The Diary Of A Teenage Girl is a refreshingly nonjudgmental coming-of-age story
Marielle Heller’s The Diary Of A Teenage Girl is, in part, about a 15-year-old girl having sex with her mother’s 35-year-old boyfriend. Other movies with similar subject matter (like Andrea Arnold’s wonderful Fish Tank) build to this kind of encounter with slow, dread-inducing inevitability; in Diary, it happens with surprising speed and directness. Minnie (Bel Powley), growing up in 1976 San Francisco under the imperfect care of her mother Charlotte (Kristen Wiig), goes out to a bar with Monroe (Alexander Skarsgård)—at her mother’s insistence, even, although she’s secretly thrilled, as she’s mooned over Monroe for an unspecified period of time. She flirts with him. He says some inappropriate things. She asks him for sex. He demurs temporarily, then later complies, and they begin an affair. She arrives back at the words she uses to open the movie: “I had sex today. Holy shit.”

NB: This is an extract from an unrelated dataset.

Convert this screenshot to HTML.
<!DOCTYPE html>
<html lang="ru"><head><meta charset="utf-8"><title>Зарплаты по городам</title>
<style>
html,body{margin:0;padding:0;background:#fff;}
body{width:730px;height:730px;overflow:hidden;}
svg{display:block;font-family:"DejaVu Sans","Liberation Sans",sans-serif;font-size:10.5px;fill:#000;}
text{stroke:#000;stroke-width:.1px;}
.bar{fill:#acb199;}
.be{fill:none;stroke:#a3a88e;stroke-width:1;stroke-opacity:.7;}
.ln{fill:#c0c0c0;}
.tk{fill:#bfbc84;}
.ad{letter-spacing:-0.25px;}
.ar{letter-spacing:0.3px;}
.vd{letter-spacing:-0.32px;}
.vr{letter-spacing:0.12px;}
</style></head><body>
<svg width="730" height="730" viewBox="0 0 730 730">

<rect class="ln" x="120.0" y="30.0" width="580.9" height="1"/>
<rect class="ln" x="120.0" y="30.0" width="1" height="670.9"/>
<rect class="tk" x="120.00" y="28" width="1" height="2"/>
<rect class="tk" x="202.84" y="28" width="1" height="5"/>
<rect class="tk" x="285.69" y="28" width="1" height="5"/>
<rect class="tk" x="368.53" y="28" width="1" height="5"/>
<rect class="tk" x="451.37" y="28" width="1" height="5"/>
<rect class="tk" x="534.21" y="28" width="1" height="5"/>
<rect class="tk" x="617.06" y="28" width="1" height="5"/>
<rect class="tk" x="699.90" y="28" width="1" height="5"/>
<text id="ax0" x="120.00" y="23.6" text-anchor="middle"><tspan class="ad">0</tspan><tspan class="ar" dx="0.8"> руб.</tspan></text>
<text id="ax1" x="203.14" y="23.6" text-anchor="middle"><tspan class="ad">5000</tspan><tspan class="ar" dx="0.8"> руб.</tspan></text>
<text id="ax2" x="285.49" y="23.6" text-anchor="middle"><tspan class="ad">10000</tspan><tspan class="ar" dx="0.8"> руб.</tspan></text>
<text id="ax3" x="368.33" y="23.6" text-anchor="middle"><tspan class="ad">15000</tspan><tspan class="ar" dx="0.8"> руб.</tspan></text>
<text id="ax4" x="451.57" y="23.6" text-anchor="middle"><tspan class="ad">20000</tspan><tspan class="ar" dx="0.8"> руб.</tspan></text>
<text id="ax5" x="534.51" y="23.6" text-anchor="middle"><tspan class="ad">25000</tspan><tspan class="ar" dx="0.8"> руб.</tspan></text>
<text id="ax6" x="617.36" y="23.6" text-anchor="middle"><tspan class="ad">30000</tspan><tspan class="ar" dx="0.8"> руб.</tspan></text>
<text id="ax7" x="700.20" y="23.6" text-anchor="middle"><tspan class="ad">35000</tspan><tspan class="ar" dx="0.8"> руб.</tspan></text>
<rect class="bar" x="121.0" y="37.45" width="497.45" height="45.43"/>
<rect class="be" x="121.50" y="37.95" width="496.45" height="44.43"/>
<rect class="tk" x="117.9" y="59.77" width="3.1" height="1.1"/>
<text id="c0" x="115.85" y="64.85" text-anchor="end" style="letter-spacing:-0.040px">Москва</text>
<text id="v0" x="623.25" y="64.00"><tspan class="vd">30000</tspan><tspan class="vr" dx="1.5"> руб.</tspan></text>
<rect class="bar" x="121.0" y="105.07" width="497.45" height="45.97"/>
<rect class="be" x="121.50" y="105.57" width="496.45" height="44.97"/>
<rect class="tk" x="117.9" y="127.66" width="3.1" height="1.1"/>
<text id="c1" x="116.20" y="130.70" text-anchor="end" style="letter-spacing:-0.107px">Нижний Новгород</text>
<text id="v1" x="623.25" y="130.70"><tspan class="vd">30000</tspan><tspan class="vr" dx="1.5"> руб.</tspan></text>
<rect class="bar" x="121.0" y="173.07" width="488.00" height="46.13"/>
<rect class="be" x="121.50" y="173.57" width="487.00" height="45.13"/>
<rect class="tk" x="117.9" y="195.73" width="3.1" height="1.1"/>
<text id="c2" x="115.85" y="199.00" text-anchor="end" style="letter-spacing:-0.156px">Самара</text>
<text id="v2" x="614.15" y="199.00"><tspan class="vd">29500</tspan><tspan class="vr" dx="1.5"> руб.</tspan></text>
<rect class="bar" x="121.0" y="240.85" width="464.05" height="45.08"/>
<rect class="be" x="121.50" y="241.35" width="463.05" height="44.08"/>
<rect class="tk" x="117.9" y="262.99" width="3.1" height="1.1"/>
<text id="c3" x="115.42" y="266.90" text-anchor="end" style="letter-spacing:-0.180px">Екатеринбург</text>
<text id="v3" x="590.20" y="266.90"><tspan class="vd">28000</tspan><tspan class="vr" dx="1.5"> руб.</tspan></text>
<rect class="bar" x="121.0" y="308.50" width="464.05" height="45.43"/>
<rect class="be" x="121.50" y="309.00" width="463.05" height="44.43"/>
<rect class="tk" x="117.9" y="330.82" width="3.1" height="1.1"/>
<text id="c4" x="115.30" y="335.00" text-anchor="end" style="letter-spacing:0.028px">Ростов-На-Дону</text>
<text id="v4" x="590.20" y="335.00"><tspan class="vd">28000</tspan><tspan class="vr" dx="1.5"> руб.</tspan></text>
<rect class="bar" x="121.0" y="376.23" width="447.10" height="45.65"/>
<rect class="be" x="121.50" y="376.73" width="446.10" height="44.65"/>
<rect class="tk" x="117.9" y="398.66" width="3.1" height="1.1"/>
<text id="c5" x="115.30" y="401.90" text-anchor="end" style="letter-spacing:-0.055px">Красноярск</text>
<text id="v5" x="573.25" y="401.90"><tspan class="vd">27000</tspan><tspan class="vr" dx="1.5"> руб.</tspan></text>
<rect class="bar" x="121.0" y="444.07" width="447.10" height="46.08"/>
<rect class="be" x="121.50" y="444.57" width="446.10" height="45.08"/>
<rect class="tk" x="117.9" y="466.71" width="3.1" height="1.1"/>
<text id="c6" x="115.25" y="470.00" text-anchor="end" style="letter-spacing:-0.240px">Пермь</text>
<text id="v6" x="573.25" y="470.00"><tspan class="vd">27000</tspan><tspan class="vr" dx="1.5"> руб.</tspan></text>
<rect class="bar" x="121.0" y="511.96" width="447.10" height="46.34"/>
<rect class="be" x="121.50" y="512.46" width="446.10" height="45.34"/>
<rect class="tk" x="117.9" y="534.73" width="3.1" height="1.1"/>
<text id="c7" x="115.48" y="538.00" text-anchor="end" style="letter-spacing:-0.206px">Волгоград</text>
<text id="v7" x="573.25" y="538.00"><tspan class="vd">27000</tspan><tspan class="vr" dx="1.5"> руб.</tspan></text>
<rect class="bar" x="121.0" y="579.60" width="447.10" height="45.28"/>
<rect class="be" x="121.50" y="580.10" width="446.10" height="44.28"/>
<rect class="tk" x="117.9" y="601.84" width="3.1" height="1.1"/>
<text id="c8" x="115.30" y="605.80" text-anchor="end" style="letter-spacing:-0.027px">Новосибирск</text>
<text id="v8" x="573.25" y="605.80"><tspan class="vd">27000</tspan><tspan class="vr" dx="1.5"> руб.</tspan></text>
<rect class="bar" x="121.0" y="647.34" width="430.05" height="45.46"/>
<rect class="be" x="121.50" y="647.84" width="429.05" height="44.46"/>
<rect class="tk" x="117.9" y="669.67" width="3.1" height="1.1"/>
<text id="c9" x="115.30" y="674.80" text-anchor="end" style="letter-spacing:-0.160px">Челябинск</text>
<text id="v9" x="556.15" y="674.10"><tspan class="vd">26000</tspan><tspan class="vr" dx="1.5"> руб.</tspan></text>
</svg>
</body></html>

The movie sees the relationship between Minnie and Monroe clearly, in the sense that Monroe is played by Skarsgård with the flaky haplessness of a Patrick Wilson character—someone who has not quite advocated for a bad decision, but is more than happy to go along with one. As such, he’s not a total manipulator: Minnie wants sex, both in general and with Monroe in particular, and the movie doesn’t wring its hands over that desire (though modern viewers may flinch at the implied lack of birth control used by anyone). For all of his loathsome behavior, Monroe isn’t really cast as a villain, and neither is Charlotte, despite being the kind of mother who brags to her daughter about being a “piece” when she was younger and says stuff like “I’m crashing, you guys” before stumbling off to bed.
Rather than mournful finger-pointing, Heller concentrates on Minnie’s attempts to find love, something she muses a lot about to her tape-recorded diary, which serves as intermittent narration for the film. (Diary entries provided the text for much of the source material, a book combining prose and comics passages.) She’s not driven by a desire for a boyfriend, per se—Monroe is the one who raises the idea that they might properly date when she reaches a legal age—but she often wonders whether anyone loves her, openly or in secret. Sex seems to be, at least in part, her way of investigating those feelings.
Minnie’s thoughts and feelings are sometimes annotated with animation based on her own drawings as an aspiring cartoonist: alt-comics-style sketches floating into the movie’s grainy, faded texture (digital cinematography doing a credible impression of film). Many of these hybridized images are striking; at the same time, they can’t compete with the pure effectiveness of Heller’s lead. Powley, a British twentysomething whose big, curious eyes and quavering, thoughtful voice allow for a seamless transition back to her teenage years, gives a remarkable performance, equally at home taking the lead in sex with an awkward teenage partner and participating in a courtship with Monroe based partly on kid-like roughhousing. The adults, even Monroe and Charlotte, feel secondary to the formation of her voice, as they should. But those performances work too, with Wiig dodging the cartoonishness that lurks around every corner for her funny-sad character.
For a movie about such fraught topics, sometimes rendered with admirable and non-squeamish explicitness, Diary often eschews melodrama; when the plot turns, it does so abruptly, providing a credible simulation of real-life tumult. Toward the end, though, the period gloss on sex and drugs grows repetitive. The movie never reconciles the suddenness of Minnie’s uncomfortable hook-ups and bad trips with how obligatory this material plays, especially when it’s essentially written off as a learning experience. Heller sometimes strains for the universal where the personal would work just fine, and probably better. The movie’s dedication to girls everywhere is unnecessary; it already feels so specific and true without it.